SHORT TASK: Starting at the first line of the entries below, restate each line exactly until you reach the line with "191.1, 155.4, 153.7];", and print that one too. Leave the pictures out and stop there.

━━━━━━━━━━━━━━━━━━━━━━━━━━━━━━

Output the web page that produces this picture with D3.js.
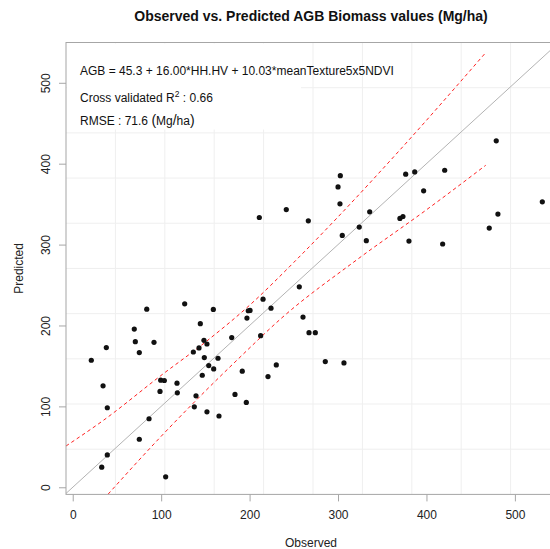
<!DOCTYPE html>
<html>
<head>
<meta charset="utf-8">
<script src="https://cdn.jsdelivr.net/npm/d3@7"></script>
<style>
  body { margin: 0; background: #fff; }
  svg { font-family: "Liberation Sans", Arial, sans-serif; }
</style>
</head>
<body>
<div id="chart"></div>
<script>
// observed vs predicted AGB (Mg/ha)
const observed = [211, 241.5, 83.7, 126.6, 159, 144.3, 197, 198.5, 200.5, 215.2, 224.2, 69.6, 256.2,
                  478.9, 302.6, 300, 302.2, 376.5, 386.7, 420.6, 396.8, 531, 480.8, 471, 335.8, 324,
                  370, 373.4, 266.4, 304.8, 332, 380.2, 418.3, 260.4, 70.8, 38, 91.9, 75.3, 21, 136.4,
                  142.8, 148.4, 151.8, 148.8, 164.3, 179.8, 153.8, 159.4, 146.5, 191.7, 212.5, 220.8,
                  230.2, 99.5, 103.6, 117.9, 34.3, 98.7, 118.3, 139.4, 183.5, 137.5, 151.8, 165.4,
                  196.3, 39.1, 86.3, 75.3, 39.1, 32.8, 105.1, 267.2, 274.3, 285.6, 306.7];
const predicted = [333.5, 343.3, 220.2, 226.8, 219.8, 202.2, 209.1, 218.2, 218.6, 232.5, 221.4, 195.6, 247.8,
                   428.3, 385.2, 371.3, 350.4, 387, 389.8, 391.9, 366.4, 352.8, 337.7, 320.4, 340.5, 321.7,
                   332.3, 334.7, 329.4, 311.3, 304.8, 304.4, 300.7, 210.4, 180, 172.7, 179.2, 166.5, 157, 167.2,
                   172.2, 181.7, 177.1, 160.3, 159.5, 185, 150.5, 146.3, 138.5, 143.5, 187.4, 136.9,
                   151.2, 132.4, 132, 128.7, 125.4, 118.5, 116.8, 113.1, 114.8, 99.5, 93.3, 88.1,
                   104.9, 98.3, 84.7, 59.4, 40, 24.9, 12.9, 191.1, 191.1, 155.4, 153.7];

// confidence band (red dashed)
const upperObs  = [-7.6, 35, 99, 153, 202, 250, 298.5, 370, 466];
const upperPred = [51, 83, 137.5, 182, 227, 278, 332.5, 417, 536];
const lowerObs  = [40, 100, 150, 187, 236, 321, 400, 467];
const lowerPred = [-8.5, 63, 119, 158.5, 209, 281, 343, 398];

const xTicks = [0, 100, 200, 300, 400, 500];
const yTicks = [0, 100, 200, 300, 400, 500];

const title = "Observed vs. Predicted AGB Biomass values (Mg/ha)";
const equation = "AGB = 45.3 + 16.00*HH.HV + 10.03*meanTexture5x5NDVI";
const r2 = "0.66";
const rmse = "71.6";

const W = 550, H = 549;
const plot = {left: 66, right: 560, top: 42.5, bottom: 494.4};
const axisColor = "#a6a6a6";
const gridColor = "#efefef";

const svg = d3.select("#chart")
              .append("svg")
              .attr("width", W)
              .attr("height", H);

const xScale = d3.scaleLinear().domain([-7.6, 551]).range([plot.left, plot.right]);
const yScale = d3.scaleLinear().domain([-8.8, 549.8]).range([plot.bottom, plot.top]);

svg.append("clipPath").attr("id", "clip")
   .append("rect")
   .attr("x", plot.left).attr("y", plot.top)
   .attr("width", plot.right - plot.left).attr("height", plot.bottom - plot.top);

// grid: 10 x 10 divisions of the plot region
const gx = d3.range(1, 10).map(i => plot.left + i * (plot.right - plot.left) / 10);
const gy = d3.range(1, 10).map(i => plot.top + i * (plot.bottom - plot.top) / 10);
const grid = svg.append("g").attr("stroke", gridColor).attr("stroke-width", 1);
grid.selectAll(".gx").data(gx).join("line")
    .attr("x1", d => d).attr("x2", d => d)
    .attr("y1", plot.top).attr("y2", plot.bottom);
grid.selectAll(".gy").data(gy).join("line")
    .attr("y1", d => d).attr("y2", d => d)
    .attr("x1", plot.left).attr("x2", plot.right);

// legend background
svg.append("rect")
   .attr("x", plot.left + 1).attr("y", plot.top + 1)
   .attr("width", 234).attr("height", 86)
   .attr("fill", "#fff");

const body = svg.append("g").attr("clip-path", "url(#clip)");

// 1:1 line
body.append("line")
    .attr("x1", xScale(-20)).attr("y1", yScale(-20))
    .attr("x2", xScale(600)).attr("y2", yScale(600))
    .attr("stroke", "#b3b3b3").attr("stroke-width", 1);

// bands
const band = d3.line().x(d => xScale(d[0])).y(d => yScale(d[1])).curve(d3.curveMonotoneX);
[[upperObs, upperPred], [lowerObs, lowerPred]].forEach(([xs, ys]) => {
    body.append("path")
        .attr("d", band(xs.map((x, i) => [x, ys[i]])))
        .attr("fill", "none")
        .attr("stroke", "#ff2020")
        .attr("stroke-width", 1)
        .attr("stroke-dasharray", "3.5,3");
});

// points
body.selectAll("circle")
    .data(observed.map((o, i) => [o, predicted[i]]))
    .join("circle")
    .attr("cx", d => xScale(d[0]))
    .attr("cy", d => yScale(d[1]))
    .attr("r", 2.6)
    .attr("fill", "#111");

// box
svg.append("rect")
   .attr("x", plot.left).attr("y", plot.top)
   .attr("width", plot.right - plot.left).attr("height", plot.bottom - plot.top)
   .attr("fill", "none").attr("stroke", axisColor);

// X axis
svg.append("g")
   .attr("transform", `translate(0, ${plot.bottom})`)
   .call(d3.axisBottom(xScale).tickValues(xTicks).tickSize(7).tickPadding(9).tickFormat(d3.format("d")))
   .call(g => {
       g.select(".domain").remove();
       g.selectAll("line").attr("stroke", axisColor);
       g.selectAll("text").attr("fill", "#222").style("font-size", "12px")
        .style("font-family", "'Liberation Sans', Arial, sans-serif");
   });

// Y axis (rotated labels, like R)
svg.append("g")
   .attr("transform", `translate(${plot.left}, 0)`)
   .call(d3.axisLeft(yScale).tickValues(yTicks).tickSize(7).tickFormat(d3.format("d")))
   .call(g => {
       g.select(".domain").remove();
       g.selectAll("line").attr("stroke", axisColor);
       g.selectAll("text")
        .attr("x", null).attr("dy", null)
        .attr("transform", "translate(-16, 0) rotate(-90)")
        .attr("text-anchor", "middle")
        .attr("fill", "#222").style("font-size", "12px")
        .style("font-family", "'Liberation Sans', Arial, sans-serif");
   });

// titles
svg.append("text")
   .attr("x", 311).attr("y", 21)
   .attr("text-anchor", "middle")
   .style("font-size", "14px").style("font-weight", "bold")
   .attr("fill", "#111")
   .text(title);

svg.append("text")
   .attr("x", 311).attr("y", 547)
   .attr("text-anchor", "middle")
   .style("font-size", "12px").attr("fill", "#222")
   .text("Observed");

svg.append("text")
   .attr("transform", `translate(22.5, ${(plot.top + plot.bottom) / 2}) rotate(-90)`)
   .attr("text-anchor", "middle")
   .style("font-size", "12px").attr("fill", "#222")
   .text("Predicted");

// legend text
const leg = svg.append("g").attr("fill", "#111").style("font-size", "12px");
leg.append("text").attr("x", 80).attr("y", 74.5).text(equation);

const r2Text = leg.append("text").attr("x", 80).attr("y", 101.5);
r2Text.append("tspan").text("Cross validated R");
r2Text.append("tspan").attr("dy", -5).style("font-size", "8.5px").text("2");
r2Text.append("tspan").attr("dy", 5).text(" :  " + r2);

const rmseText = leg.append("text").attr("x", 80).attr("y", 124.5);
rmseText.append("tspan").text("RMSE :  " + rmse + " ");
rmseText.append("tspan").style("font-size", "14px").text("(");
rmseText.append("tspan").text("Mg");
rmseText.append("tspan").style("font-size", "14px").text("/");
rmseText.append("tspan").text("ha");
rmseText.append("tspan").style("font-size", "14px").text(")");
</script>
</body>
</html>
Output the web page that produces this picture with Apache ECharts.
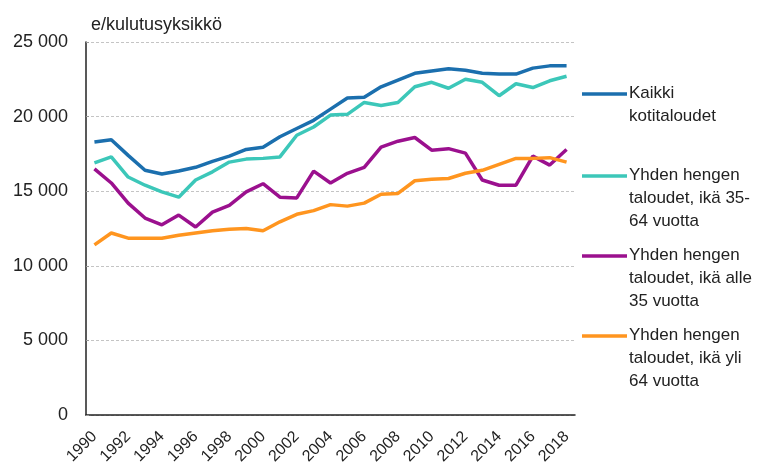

━━━━━━━━━━━━━━━━━━━━━━━━━━━━━━

ANSWER:
Output the web page that produces this picture with D3.js.
<!DOCTYPE html>
<html>
<head>
<meta charset="utf-8">
<script src="https://cdn.jsdelivr.net/npm/d3@7"></script>
<style>
  body { margin: 0; background: #fff; }
  svg { font-family: "Liberation Sans", Arial, sans-serif; }
</style>
</head>
<body>
<div id="chart"></div>
<script>
// observed vs predicted AGB (Mg/ha)
const observed = [211, 241.5, 83.7, 126.6, 159, 144.3, 197, 198.5, 200.5, 215.2, 224.2, 69.6, 256.2,
                  478.9, 302.6, 300, 302.2, 376.5, 386.7, 420.6, 396.8, 531, 480.8, 471, 335.8, 324,
                  370, 373.4, 266.4, 304.8, 332, 380.2, 418.3, 260.4, 70.8, 38, 91.9, 75.3, 21, 136.4,
                  142.8, 148.4, 151.8, 148.8, 164.3, 179.8, 153.8, 159.4, 146.5, 191.7, 212.5, 220.8,
                  230.2, 99.5, 103.6, 117.9, 34.3, 98.7, 118.3, 139.4, 183.5, 137.5, 151.8, 165.4,
                  196.3, 39.1, 86.3, 75.3, 39.1, 32.8, 105.1, 267.2, 274.3, 285.6, 306.7];
const predicted = [333.5, 343.3, 220.2, 226.8, 219.8, 202.2, 209.1, 218.2, 218.6, 232.5, 221.4, 195.6, 247.8,
                   428.3, 385.2, 371.3, 350.4, 387, 389.8, 391.9, 366.4, 352.8, 337.7, 320.4, 340.5, 321.7,
                   332.3, 334.7, 329.4, 311.3, 304.8, 304.4, 300.7, 210.4, 180, 172.7, 179.2, 166.5, 157, 167.2,
                   172.2, 181.7, 177.1, 160.3, 159.5, 185, 150.5, 146.3, 138.5, 143.5, 187.4, 136.9,
                   151.2, 132.4, 132, 128.7, 125.4, 118.5, 116.8, 113.1, 114.8, 99.5, 93.3, 88.1,
                   104.9, 98.3, 84.7, 59.4, 40, 24.9, 12.9, 191.1, 191.1, 155.4, 153.7];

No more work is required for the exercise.